• Task to carry out: Retype, please, the listing from its opening line through the line that contains "import plotly.graph_objects as go", both included, without the pictures.

----

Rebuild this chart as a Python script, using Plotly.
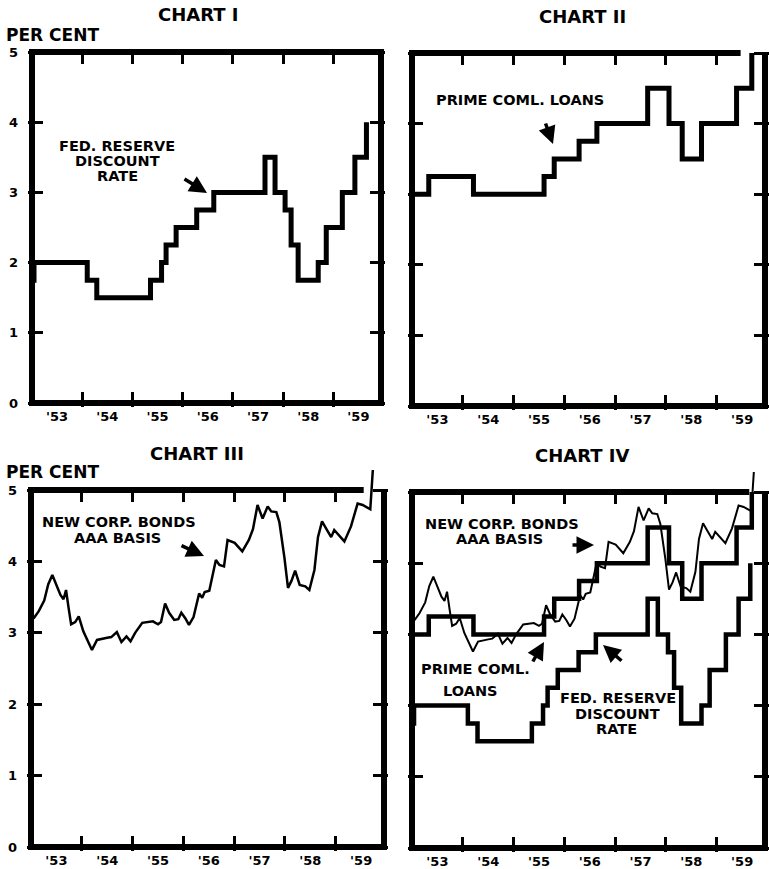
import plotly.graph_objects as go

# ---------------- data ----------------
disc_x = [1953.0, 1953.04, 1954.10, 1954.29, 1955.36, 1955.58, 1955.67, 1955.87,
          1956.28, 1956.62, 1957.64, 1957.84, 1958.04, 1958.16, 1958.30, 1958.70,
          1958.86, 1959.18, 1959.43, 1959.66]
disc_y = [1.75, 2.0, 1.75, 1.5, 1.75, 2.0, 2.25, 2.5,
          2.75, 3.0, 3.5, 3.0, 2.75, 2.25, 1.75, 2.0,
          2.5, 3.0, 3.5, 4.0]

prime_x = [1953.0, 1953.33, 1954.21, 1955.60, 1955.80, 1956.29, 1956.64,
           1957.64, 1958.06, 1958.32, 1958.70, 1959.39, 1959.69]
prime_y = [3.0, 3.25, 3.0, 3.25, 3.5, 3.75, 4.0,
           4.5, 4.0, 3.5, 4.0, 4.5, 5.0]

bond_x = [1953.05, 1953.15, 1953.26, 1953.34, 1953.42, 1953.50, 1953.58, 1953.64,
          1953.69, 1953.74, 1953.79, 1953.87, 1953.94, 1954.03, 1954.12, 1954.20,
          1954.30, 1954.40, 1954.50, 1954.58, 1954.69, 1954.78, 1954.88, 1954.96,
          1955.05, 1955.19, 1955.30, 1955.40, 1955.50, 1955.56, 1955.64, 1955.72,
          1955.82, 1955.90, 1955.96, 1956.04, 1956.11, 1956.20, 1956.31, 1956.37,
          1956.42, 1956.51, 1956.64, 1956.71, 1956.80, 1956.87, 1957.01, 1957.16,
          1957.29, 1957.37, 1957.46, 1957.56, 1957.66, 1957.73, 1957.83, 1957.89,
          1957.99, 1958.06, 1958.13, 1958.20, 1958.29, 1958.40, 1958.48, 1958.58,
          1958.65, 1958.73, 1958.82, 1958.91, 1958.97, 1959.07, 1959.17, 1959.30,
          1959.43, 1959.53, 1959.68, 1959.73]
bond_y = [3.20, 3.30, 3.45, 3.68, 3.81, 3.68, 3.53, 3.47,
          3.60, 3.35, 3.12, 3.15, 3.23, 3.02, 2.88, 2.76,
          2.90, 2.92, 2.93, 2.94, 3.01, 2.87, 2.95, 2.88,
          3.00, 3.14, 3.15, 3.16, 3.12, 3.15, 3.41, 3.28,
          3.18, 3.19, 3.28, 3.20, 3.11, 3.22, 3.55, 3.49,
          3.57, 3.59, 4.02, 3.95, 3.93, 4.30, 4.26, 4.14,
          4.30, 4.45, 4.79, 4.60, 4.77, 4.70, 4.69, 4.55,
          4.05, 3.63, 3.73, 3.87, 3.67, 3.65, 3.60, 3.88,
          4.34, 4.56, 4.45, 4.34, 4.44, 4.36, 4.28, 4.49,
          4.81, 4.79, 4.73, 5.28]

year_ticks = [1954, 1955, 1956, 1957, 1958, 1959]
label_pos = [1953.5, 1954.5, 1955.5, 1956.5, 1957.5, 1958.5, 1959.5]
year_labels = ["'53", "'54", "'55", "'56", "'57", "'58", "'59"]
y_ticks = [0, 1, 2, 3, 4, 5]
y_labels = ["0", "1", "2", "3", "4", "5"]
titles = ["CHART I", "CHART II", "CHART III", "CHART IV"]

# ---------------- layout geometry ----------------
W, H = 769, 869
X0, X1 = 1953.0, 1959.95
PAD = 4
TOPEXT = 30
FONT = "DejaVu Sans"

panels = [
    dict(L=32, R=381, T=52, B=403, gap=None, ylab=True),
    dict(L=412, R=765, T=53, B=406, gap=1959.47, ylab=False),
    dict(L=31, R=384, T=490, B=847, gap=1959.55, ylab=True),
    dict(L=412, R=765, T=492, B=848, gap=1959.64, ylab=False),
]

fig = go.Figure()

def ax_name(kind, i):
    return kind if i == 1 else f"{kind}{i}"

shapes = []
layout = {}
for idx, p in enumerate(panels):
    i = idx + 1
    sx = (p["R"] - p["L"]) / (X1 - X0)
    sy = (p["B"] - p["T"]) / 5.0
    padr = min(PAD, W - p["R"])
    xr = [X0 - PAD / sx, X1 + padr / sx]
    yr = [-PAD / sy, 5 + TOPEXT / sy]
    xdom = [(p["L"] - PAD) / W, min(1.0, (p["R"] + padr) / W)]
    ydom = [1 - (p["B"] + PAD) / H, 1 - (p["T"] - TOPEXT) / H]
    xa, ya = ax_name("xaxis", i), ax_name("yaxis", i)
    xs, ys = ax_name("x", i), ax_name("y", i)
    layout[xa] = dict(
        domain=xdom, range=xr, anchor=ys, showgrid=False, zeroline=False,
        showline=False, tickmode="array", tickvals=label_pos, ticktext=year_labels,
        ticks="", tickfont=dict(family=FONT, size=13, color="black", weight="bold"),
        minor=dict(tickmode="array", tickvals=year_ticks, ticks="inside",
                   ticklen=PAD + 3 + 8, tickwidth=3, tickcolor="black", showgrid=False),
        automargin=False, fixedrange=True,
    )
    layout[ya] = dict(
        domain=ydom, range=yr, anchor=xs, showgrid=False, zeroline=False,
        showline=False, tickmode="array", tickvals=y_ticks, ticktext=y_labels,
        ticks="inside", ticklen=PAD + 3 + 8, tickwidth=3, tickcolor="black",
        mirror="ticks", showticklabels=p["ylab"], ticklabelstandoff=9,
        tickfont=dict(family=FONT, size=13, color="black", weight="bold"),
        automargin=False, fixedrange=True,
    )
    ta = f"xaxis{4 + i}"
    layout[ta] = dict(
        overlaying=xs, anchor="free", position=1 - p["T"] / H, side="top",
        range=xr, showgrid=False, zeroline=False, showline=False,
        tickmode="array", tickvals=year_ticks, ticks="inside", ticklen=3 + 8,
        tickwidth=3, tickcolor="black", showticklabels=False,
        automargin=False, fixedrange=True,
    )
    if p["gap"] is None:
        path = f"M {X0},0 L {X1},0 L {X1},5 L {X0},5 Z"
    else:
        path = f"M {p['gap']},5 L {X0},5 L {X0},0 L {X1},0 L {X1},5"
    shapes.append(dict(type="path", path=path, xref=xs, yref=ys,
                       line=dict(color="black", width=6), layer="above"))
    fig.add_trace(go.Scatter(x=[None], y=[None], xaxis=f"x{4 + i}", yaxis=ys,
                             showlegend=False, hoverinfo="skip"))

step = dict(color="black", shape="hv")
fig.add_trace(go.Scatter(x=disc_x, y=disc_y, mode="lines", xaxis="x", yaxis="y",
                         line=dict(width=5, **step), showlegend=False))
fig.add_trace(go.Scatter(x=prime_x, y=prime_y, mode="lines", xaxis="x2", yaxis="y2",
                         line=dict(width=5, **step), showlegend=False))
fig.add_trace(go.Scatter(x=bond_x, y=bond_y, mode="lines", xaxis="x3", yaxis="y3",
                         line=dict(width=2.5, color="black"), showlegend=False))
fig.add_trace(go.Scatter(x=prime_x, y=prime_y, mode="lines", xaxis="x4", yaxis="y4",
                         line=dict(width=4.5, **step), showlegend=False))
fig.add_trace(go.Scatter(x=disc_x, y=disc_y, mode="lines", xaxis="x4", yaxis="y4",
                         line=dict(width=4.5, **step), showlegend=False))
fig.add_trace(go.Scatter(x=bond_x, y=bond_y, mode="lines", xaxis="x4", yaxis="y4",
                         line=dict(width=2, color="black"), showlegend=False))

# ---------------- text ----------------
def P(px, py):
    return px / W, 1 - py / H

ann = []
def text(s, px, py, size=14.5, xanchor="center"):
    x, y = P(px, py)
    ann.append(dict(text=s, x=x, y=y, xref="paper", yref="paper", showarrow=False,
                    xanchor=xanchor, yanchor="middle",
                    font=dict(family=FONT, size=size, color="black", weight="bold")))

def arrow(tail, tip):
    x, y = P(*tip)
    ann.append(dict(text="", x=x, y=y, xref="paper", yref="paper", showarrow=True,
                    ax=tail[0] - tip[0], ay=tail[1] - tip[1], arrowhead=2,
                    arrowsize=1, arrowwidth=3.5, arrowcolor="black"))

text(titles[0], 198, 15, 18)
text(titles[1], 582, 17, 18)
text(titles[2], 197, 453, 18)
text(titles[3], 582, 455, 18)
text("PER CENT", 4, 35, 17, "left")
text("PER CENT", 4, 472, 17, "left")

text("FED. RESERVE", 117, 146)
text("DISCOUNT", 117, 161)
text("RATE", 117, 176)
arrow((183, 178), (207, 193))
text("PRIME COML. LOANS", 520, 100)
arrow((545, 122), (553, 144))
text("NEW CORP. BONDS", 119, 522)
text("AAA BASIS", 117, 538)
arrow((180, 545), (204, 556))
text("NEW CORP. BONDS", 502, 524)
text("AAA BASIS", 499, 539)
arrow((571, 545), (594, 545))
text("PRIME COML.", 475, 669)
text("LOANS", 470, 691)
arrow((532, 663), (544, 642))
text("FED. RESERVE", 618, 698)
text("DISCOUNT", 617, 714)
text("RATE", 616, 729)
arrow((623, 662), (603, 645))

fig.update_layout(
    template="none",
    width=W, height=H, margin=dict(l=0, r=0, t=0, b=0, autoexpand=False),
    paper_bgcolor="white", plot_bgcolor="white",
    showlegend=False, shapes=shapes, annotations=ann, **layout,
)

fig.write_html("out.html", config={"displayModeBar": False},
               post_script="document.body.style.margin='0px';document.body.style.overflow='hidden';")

----

• Output of the task:
Rebuild this chart as a Python script, using Plotly.
import plotly.graph_objects as go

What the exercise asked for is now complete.